Simplicity is the hardest creative skill

Simplicity is the hardest creative skill
Simplicity is often mistaken for ease. Clear messages. Clean visuals. Straightforward ideas. On the surface, simple creative work can look effortless or even obvious. In reality, it’s usually the result of restraint, confidence and significant discipline. That’s why simplicity is the hardest creative skill to master.
Why complexity creeps in
We’ve built robust processes at Strand to make sure everything is as streamlined as possible to make our lives and the lives of our clients better, easier, simpler and drama-free. We know that creative work rarely starts complicated. Complexity is added along the way.
More messages are included to cover more bases. More visuals are introduced to satisfy different preferences. More explanation is layered in to avoid misunderstanding. Each addition feels sensible. Together, they blur the point. What began as a clear idea becomes busy. What should have worked quickly now needs explaining.

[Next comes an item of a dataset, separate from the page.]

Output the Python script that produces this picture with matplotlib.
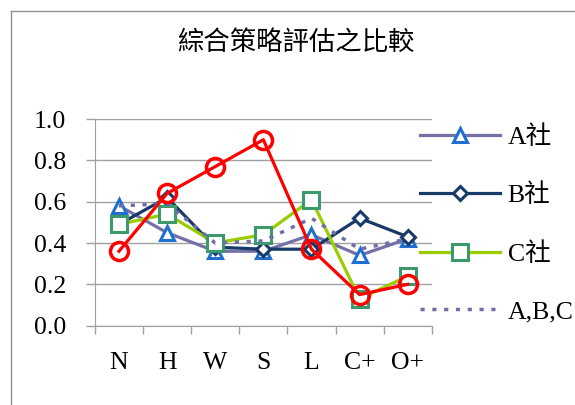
import numpy as np
import matplotlib.pyplot as plt
from matplotlib.lines import Line2D

plt.rcParams['font.family'] = ['Liberation Serif', 'Noto Sans CJK TC']

# データ
categories = ['N', 'H', 'W', 'S', 'L', 'C+', 'O+']
a_vals = [0.58, 0.45, 0.36, 0.36, 0.44, 0.34, 0.42]
b_vals = [0.49, 0.62, 0.38, 0.37, 0.37, 0.52, 0.43]
c_vals = [0.49, 0.54, 0.40, 0.44, 0.61, 0.13, 0.24]
abc_vals = [0.58, 0.59, 0.40, 0.41, 0.52, 0.37, 0.42]
red_vals = [0.36, 0.64, 0.77, 0.90, 0.37, 0.15, 0.20]
series_labels = ['A社', 'B社', 'C社', 'A,B,C']
title = '綜合策略評估之比較'

fig = plt.figure(figsize=(5.75, 4.05), dpi=100)
ax = fig.add_axes([0.165, 0.196, 0.586, 0.510])
x = np.arange(len(categories))

# 各系列の描画
ha, = ax.plot(x, a_vals, color='#7470A8', lw=2.3, marker='^', ms=10,
              mfc='white', mec='#1E6FD0', mew=2.2)
hb, = ax.plot(x, b_vals, color='#183A68', lw=2.3, marker='D', ms=7.5,
              mfc='white', mec='#183A68', mew=2.2)
hc, = ax.plot(x, c_vals, color='#9ACD00', lw=2.3, marker='s', ms=11,
              mfc='white', mec='#3C9A6A', mew=2.2)
hd, = ax.plot(x, abc_vals, color='#6E6EA8', lw=2.5, ls=(0, (1.2, 2.2)))
ax.plot(x, red_vals, color='#FF0000', lw=2.3, marker='o', ms=13,
        mfc='none', mec='#FF0000', mew=2.5)

ax.set_xlim(-0.5, len(categories) - 0.5)
ax.set_ylim(0, 1.0)
ax.set_yticks(np.arange(0, 1.01, 0.2))
ax.set_yticklabels(['%.1f' % v for v in np.arange(0, 1.01, 0.2)], fontsize=18.5)
ax.set_xticks(x)
ax.set_xticklabels(categories, fontsize=18.5)
ax.set_xticks(np.arange(-0.5, len(categories), 1.0), minor=True)
ax.tick_params(axis='x', which='major', length=0, pad=19)
ax.tick_params(axis='x', which='minor', length=5.5, color='#A0A0A0', width=1)
ax.tick_params(axis='y', length=6.5, color='#A0A0A0', width=1, pad=14)
ax.grid(axis='y', color='#A0A0A0', lw=1)
for s in ['top', 'right']:
  ax.spines[s].set_visible(False)
for s in ['left', 'bottom']:
  ax.spines[s].set_color('#A0A0A0')
ax.set_axisbelow(True)

fig.text(0.515, 0.896, title, ha='center', va='center', fontsize=19,
         family=['Noto Sans CJK TC'], weight='medium')

leg = fig.legend([ha, hb, hc, hd], series_labels, loc='upper left',
                 bbox_to_anchor=(0.713, 0.716), frameon=False, fontsize=18.5,
                 handlelength=3.1, labelspacing=1.35, handletextpad=0.3,
                 borderaxespad=0)

# 外枠
fig.add_artist(Line2D([11/575, 11/575], [0, 1 - 11/405], color='#909090', lw=1))
fig.add_artist(Line2D([11/575, 1], [1 - 11/405, 1 - 11/405], color='#909090', lw=1))

fig.savefig('out.png', dpi=100)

The pressure behind overcomplication
Complexity is often a response to pressure. Stakeholders want reassurance. Teams want to show effort. Brands want to avoid risk. Adding more can feel safer than choosing less. But creative work that tries to say everything rarely says anything well. Audiences won’t reward your efforts; they’ll respond when you say something clearly.
What simplicity really requires
We’d prefer to read a release that’s 500 beautiful words than something set at 1,000 with waffle. Your audience, as with all creative, feels the same. But it demands hard decisions. It requires agreeing on what matters most and letting go of the rest. It means trusting that a single message, executed well, will travel further than several competing ones. This applies across advertising, photography, copywriting and video. The most effective work isn’t the most detailed. It’s the most deliberate. Simplicity doesn’t remove meaning. It sharpens it.
Why simple work performs better
Clear creative is easier to recognise, easier to remember and easier to repeat. It doesn’t ask audiences to work harder than necessary. The Cadbury gorilla advert worked for this very reason. One unexpected idea, no explanation and enough confidence to let the audience do the rest. And it creates confidence both internally and externally. When creative is simple, teams can stand behind it. Decisions are quicker. Consistency improves. Performance becomes easier to assess.
Simplicity is a leadership choice
Choosing simplicity is rarely a creative limitation. It’s a leadership one. It requires confidence to back a clear idea. Trust in the thinking behind it. And restraint when pressure pushes for more. The strongest creative work doesn’t try to impress. It tries to connect. And that’s why simplicity, done well, is anything but simple.